There is a saying in Yeouido. It is a common belief that the South Korean securities market performs better in odd-numbered years than in even-numbered years. To get straight to the point, voices in the securities industry are increasingly suggesting that this notion will hold true in 2025 as well. Let's look back from 2024, which was an even-numbered year. The KOSPI index started at 2,645.47 points on Jan. 2 and performed well in the first half of the year. Thanks to the government's value-up project, the index even eyed 3,000 points at one point.

However, the situation changed starting in the second half of the year. High exchange rates and high interest rates persisted, and semiconductor stocks that had led the market began to show weakness. In August, the index experienced a 'Black Monday' with a drop of about 9% in a single day, and this month, due to the impact of the state of emergency, it recorded a yearly low of 2,360.18 points on the 9th. If the index remains around the 2,400 level by year-end, it will finish 2024 down nearly 10% compared to the beginning of the year.

So what about the odd-numbered year of 2025? First of all, the common belief has its own basis. Excluding 2011, the index has risen in all odd-numbered years since 2000. While it hasn't consistently fallen in even-numbered years, it has decreased more than half of the time, with seven declines out of 13 occurrences.

Looking particularly at relatively recent poor-performing years—2018 and 2022—the index recorded a minus (-) 17% in 2018 and -25% in 2022. However, the following years were different. In 2019 and 2023, the index rebounded by 7.7% and 18.7%, respectively.

According to Hana Securities, there were three main characteristics of the successful technical rebounds in 2019 and 2023. First, stocks in the semiconductor and automotive sectors rose significantly compared to the market conditions. Additionally, both institutional and foreign investors recorded net buying. Furthermore, there was a strong conviction that the earnings had hit rock bottom that year.

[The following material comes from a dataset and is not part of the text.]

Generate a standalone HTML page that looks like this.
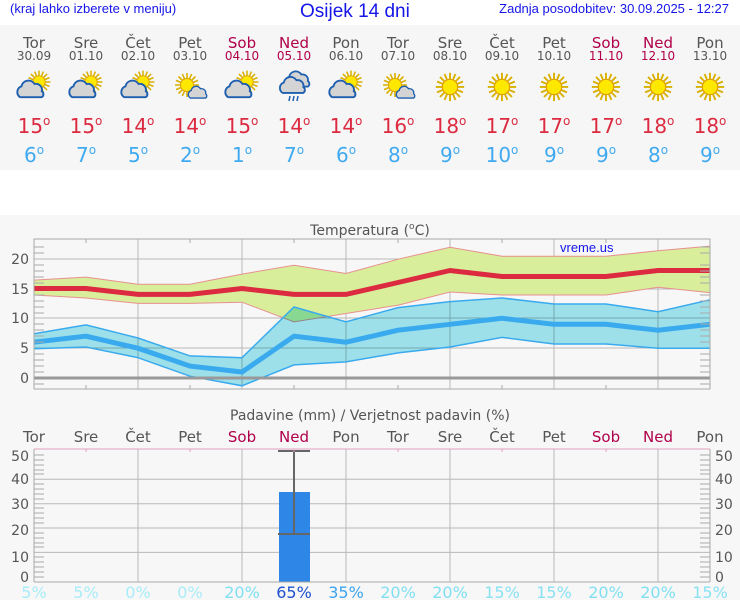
<!DOCTYPE html>
<html><head><meta charset="utf-8"><style>
html,body{margin:0;padding:0;background:#fff;width:740px;height:600px;overflow:hidden}
svg{display:block}
.t{font-family:"DejaVu Sans",sans-serif;fill:#555}
.h{font-family:"Liberation Sans",sans-serif;fill:#1515e8}
.d{font-size:12px}
</style></head><body>
<svg width="740" height="600" xmlns="http://www.w3.org/2000/svg">
<defs>
<g id="sun"><g stroke="#d8b000" stroke-width="1.6">
<line x1="0" y1="-12" x2="0" y2="12"/><line x1="-12" y1="0" x2="12" y2="0"/>
<line x1="-8.5" y1="-8.5" x2="8.5" y2="8.5"/><line x1="-8.5" y1="8.5" x2="8.5" y2="-8.5"/>
<line x1="-4.6" y1="-11" x2="4.6" y2="11"/><line x1="4.6" y1="-11" x2="-4.6" y2="11"/>
<line x1="-11" y1="-4.6" x2="11" y2="4.6"/><line x1="-11" y1="4.6" x2="11" y2="-4.6"/></g>
<circle r="6.5" fill="#ffe800" stroke="#e0a000" stroke-width="1"/></g>
<g id="cloud"><path d="M-9,6 a5,5 0 0 1 1,-9 a6,6 0 0 1 11,-2 a5,5 0 0 1 6,6 a3,3 0 0 1 0,5 z" fill="#d4d4d4" stroke="#1f5fb0" stroke-width="1.6"/></g>
<g id="pc"><use href="#sun" transform="translate(5,-5) scale(0.95)"/><use href="#cloud" transform="translate(-3,3) scale(1.2)"/></g>
<g id="sc"><use href="#sun" transform="translate(-3,-2) scale(1)"/><use href="#cloud" transform="translate(8,6) scale(0.85)"/></g>
<g id="rain"><use href="#cloud" transform="translate(4,-7) scale(1.1)"/><use href="#cloud" transform="translate(-1,-1) scale(1.15)"/>
<g stroke="#1f5fb0" stroke-width="1.5"><line x1="-4" y1="9" x2="-5" y2="14"/><line x1="0" y1="9" x2="-1" y2="14"/><line x1="4" y1="9" x2="3" y2="14"/></g></g>
</defs>

<text class="h" x="10" y="13" font-size="13">(kraj lahko izberete v meniju)</text>
<text class="h" x="300" y="17" font-size="19">Osijek 14 dni</text>
<text class="h" x="729" y="13" font-size="13" text-anchor="end">Zadnja posodobitev: 30.09.2025 - 12:27</text>

<rect x="0" y="25" width="740" height="145" fill="#f6f6f6"/>
<rect x="0" y="215" width="740" height="385" fill="#f7f7f7"/>

<g class="t" font-size="15" text-anchor="middle">
<text x="34" y="48">Tor</text><text x="86" y="48">Sre</text><text x="138" y="48">Čet</text><text x="190" y="48">Pet</text>
<text x="242" y="48" style="fill:#b0004a">Sob</text><text x="294" y="48" style="fill:#b0004a">Ned</text><text x="346" y="48">Pon</text>
<text x="398" y="48">Tor</text><text x="450" y="48">Sre</text><text x="502" y="48">Čet</text><text x="554" y="48">Pet</text>
<text x="606" y="48" style="fill:#b0004a">Sob</text><text x="658" y="48" style="fill:#b0004a">Ned</text><text x="710" y="48">Pon</text>
</g>
<g class="t" font-size="12" text-anchor="middle">
<text x="34" y="60">30.09</text><text x="86" y="60">01.10</text><text x="138" y="60">02.10</text><text x="190" y="60">03.10</text>
<text x="242" y="60" style="fill:#b0004a">04.10</text><text x="294" y="60" style="fill:#b0004a">05.10</text><text x="346" y="60">06.10</text>
<text x="398" y="60">07.10</text><text x="450" y="60">08.10</text><text x="502" y="60">09.10</text><text x="554" y="60">10.10</text>
<text x="606" y="60" style="fill:#b0004a">11.10</text><text x="658" y="60" style="fill:#b0004a">12.10</text><text x="710" y="60">13.10</text>
</g>
<use href="#pc" x="34" y="87"/><use href="#pc" x="86" y="87"/><use href="#pc" x="138" y="87"/><use href="#sc" x="190" y="87"/>
<use href="#pc" x="242" y="87"/><use href="#rain" x="294" y="87"/><use href="#pc" x="346" y="87"/><use href="#sc" x="398" y="87"/>
<use href="#sun" x="450" y="87" transform="translate(-81,-15.7) scale(1.18)"/>
<use href="#sun" x="502" y="87" transform="translate(-90.4,-15.7) scale(1.18)"/>
<use href="#sun" x="554" y="87" transform="translate(-99.7,-15.7) scale(1.18)"/>
<use href="#sun" x="606" y="87" transform="translate(-109.1,-15.7) scale(1.18)"/>
<use href="#sun" x="658" y="87" transform="translate(-118.4,-15.7) scale(1.18)"/>
<use href="#sun" x="710" y="87" transform="translate(-127.8,-15.7) scale(1.18)"/>

<g font-family="DejaVu Sans,sans-serif" font-size="20" fill="#dc2a40" text-anchor="middle">
<text x="34" y="133">15<tspan class="d" dy="-8">o</tspan></text><text x="86" y="133">15<tspan class="d" dy="-8">o</tspan></text><text x="138" y="133">14<tspan class="d" dy="-8">o</tspan></text><text x="190" y="133">14<tspan class="d" dy="-8">o</tspan></text>
<text x="242" y="133">15<tspan class="d" dy="-8">o</tspan></text><text x="294" y="133">14<tspan class="d" dy="-8">o</tspan></text><text x="346" y="133">14<tspan class="d" dy="-8">o</tspan></text><text x="398" y="133">16<tspan class="d" dy="-8">o</tspan></text>
<text x="450" y="133">18<tspan class="d" dy="-8">o</tspan></text><text x="502" y="133">17<tspan class="d" dy="-8">o</tspan></text><text x="554" y="133">17<tspan class="d" dy="-8">o</tspan></text><text x="606" y="133">17<tspan class="d" dy="-8">o</tspan></text>
<text x="658" y="133">18<tspan class="d" dy="-8">o</tspan></text><text x="710" y="133">18<tspan class="d" dy="-8">o</tspan></text>
</g>
<g font-family="DejaVu Sans,sans-serif" font-size="20" fill="#40aaf0" text-anchor="middle">
<text x="34" y="162">6<tspan class="d" dy="-8">o</tspan></text><text x="86" y="162">7<tspan class="d" dy="-8">o</tspan></text><text x="138" y="162">5<tspan class="d" dy="-8">o</tspan></text><text x="190" y="162">2<tspan class="d" dy="-8">o</tspan></text>
<text x="242" y="162">1<tspan class="d" dy="-8">o</tspan></text><text x="294" y="162">7<tspan class="d" dy="-8">o</tspan></text><text x="346" y="162">6<tspan class="d" dy="-8">o</tspan></text><text x="398" y="162">8<tspan class="d" dy="-8">o</tspan></text>
<text x="450" y="162">9<tspan class="d" dy="-8">o</tspan></text><text x="502" y="162">10<tspan class="d" dy="-8">o</tspan></text><text x="554" y="162">9<tspan class="d" dy="-8">o</tspan></text><text x="606" y="162">9<tspan class="d" dy="-8">o</tspan></text>
<text x="658" y="162">8<tspan class="d" dy="-8">o</tspan></text><text x="710" y="162">9<tspan class="d" dy="-8">o</tspan></text>
</g>

<text class="t" x="370" y="235" font-size="14" text-anchor="middle">Temperatura (<tspan font-size="9" dy="-6">o</tspan><tspan dy="6">C)</tspan></text>
<g stroke="#b8b8b8" stroke-width="1">
<line x1="34" y1="259" x2="710" y2="259"/><line x1="34" y1="289" x2="710" y2="289"/><line x1="34" y1="318" x2="710" y2="318"/><line x1="34" y1="348" x2="710" y2="348"/>
<line x1="138" y1="239" x2="138" y2="389"/><line x1="242" y1="239" x2="242" y2="389"/><line x1="346" y1="239" x2="346" y2="389"/><line x1="450" y1="239" x2="450" y2="389"/><line x1="554" y1="239" x2="554" y2="389"/><line x1="658" y1="239" x2="658" y2="389"/>
</g>
<polygon fill="#d8ee9a" points="34,280.1 86,277.1 138,284.3 190,284.3 242,274.1 294,265.2 346,273.5 398,259.2 450,247.3 502,256.2 554,256.2 606,256.2 658,250.8 710,246.1 710,292.6 658,287.3 606,295 554,295 502,295 450,292 398,305.2 346,313.5 294,321.9 242,302.2 190,303.4 138,303.4 86,298 34,295"/>
<polyline fill="none" stroke="#e89090" stroke-width="1" points="34,280.1 86,277.1 138,284.3 190,284.3 242,274.1 294,265.2 346,273.5 398,259.2 450,247.3 502,256.2 554,256.2 606,256.2 658,250.8 710,246.1"/>
<polyline fill="none" stroke="#e89090" stroke-width="1" points="34,295 86,298 138,303.4 190,303.4 242,302.2 294,321.9 346,313.5 398,305.2 450,292 502,295 554,295 606,295 658,287.3 710,292.6"/>
<polygon fill="#a2e8f2" style="mix-blend-mode:multiply" points="34,333.8 86,324.9 138,338 190,355.9 242,357.7 294,307 346,321.9 398,307.6 450,301.6 502,298 554,304 606,304 658,311.7 710,299.8 710,348.2 658,348.2 606,344 554,344 502,337.4 450,347 398,352.9 346,361.9 294,364.9 242,385.8 190,376.2 138,357.7 86,347 34,348.7"/>
<polyline fill="none" stroke="#3aaaee" stroke-width="1.5" points="34,333.8 86,324.9 138,338 190,355.9 242,357.7 294,307 346,321.9 398,307.6 450,301.6 502,298 554,304 606,304 658,311.7 710,299.8"/>
<polyline fill="none" stroke="#3aaaee" stroke-width="1.5" points="34,348.7 86,347 138,357.7 190,376.2 242,385.8 294,364.9 346,361.9 398,352.9 450,347 502,337.4 554,344 606,344 658,348.2 710,348.2"/>
<line x1="34" y1="378" x2="710" y2="378" stroke="#999" stroke-width="3"/>
<polyline fill="none" stroke="#dc2a40" stroke-width="5" points="34,288.5 86,288.5 138,294.4 190,294.4 242,288.5 294,294.4 346,294.4 398,282.5 450,270.5 502,276.5 554,276.5 606,276.5 658,270.5 710,270.5"/>
<polyline fill="none" stroke="#3aaaee" stroke-width="5" points="34,342.2 86,336.2 138,348.2 190,366.1 242,372 294,336.2 346,342.2 398,330.2 450,324.3 502,318.3 554,324.3 606,324.3 658,330.2 710,324.3"/>
<rect x="34" y="239" width="676" height="150" fill="none" stroke="#aaa"/>
<g stroke="#aaa"><path d="M34,253h10M34,265h10M34,271h10M34,277h10M34,283h10M34,295h10M34,301h10M34,307h10M34,313h10M34,324h10M34,330h10M34,336h10M34,342h10M34,354h10M34,360h10M34,366h10M34,372h10M34,384h10M34,247h10
M700,253h10M700,265h10M700,271h10M700,277h10M700,283h10M700,295h10M700,301h10M700,307h10M700,313h10M700,324h10M700,330h10M700,336h10M700,342h10M700,354h10M700,360h10M700,366h10M700,372h10M700,384h10M700,247h10
M86,239v4M190,239v4M294,239v4M398,239v4M502,239v4M606,239v4M86,389v-4M190,389v-4M294,389v-4M398,389v-4M502,389v-4M606,389v-4"/></g>
<g class="t" font-size="14" text-anchor="end">
<text x="29" y="264">20</text><text x="29" y="294">15</text><text x="29" y="323">10</text><text x="29" y="353">5</text><text x="29" y="383">0</text>
</g>
<text x="560" y="252" font-family="Liberation Sans,sans-serif" font-size="13" fill="#1515e8">vreme.us</text>

<text class="t" x="370" y="420" font-size="14" text-anchor="middle">Padavine (mm) / Verjetnost padavin (%)</text>
<g class="t" font-size="15" text-anchor="middle">
<text x="34" y="442">Tor</text><text x="86" y="442">Sre</text><text x="138" y="442">Čet</text><text x="190" y="442">Pet</text>
<text x="242" y="442" style="fill:#b0004a">Sob</text><text x="294" y="442" style="fill:#b0004a">Ned</text><text x="346" y="442">Pon</text>
<text x="398" y="442">Tor</text><text x="450" y="442">Sre</text><text x="502" y="442">Čet</text><text x="554" y="442">Pet</text>
<text x="606" y="442" style="fill:#b0004a">Sob</text><text x="658" y="442" style="fill:#b0004a">Ned</text><text x="710" y="442">Pon</text>
</g>
<g stroke="#b8b8b8">
<line x1="34" y1="552.4" x2="710" y2="552.4"/><line x1="34" y1="528" x2="710" y2="528"/><line x1="34" y1="503.7" x2="710" y2="503.7"/><line x1="34" y1="479.3" x2="710" y2="479.3"/>
<line x1="138" y1="449" x2="138" y2="582"/><line x1="242" y1="449" x2="242" y2="582"/><line x1="346" y1="449" x2="346" y2="582"/><line x1="450" y1="449" x2="450" y2="582"/><line x1="554" y1="449" x2="554" y2="582"/><line x1="658" y1="449" x2="658" y2="582"/>
</g>
<rect x="279" y="492" width="31" height="90" fill="#2e86e6"/>
<g stroke="#666" stroke-width="2"><line x1="294" y1="451" x2="294" y2="534"/><line x1="278" y1="451" x2="310" y2="451"/><line x1="278" y1="534" x2="310" y2="534"/></g>
<line x1="34" y1="582" x2="710" y2="582" stroke="#aaa"/>
<line x1="34" y1="449" x2="34" y2="582" stroke="#aaa"/><line x1="710" y1="449" x2="710" y2="582" stroke="#aaa"/>
<line x1="34" y1="449" x2="710" y2="449" stroke="#e0a0bc"/>
<g stroke="#aaa"><path d="M34,455h10M34,460h10M34,465h10M34,470h10M34,474h10M34,484h10M34,489h10M34,494h10M34,499h10M34,508h10M34,513h10M34,518h10M34,523h10M34,533h10M34,538h10M34,543h10M34,547h10M34,557h10M34,562h10M34,567h10M34,572h10M34,577h10
M700,455h10M700,460h10M700,465h10M700,470h10M700,474h10M700,484h10M700,489h10M700,494h10M700,499h10M700,508h10M700,513h10M700,518h10M700,523h10M700,533h10M700,538h10M700,543h10M700,547h10M700,557h10M700,562h10M700,567h10M700,572h10M700,577h10"/></g>
<g stroke="#e0a0bc"><path d="M86,449v3M190,449v3M294,449v3M398,449v3M502,449v3M606,449v3"/></g>
<g class="t" font-size="14" text-anchor="end">
<text x="29" y="461">50</text><text x="29" y="484">40</text><text x="29" y="509">30</text><text x="29" y="535">20</text><text x="29" y="562">10</text><text x="29" y="582">0</text>
</g>
<g class="t" font-size="14">
<text x="715" y="461">50</text><text x="715" y="484">40</text><text x="715" y="509">30</text><text x="715" y="535">20</text><text x="715" y="562">10</text><text x="715" y="582">0</text>
</g>
<g font-family="DejaVu Sans,sans-serif" font-size="16" text-anchor="middle">
<text x="34" y="598" fill="#a8ecf8">5%</text><text x="86" y="598" fill="#a8ecf8">5%</text><text x="138" y="598" fill="#a8ecf8">0%</text><text x="190" y="598" fill="#a8ecf8">0%</text>
<text x="242" y="598" fill="#80e0f2">20%</text><text x="294" y="598" fill="#2050d0">65%</text><text x="346" y="598" fill="#3aa4ee">35%</text><text x="398" y="598" fill="#80e0f2">20%</text>
<text x="450" y="598" fill="#80e0f2">20%</text><text x="502" y="598" fill="#88e2f4">15%</text><text x="554" y="598" fill="#88e2f4">15%</text><text x="606" y="598" fill="#80e0f2">20%</text>
<text x="658" y="598" fill="#80e0f2">20%</text><text x="710" y="598" fill="#88e2f4">15%</text>
</g>
</svg>
</body></html>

It is not the case that earnings were good in 2019 and 2023. The operating profit (OP) growth rates for 2019 and 2023 were -29% and -21%, respectively. There was a gap of 33% and 21% compared to the estimates at the beginning of the year, yet the stock prices rose due to the so-called magical term often mentioned in Yeouido, "anticipatory reflection." While the earnings in 2019 and 2023 were poor, investors had confidence that they had reached the bottom.

The operating profit (OP) growth rate for 2025 is projected to be around 21%, but there are many who believe it will fall short of this prediction. In other words, there is a possibility that the theory of an earnings low will spread throughout 2025.

Now, what remains are the semiconductor and automotive sectors as well as institutional and foreign supply and demand. The more evident the slowdown in foreign selling of semiconductor stocks and the stabilization signals of the won-dollar exchange rate become, the higher the likelihood of a technical rebound in the market.

However, what should be done if that does not happen? Lee Kyung-soo from Hana Securities noted, "A methodology suited for a stable strategy that exceeds market revenue, such as high dividends or undervalued stocks, is effective. In January, it is necessary to focus not only on undervalued stocks but also on sectors with excessive price drops and earnings upgrades, particularly the quality factor stocks."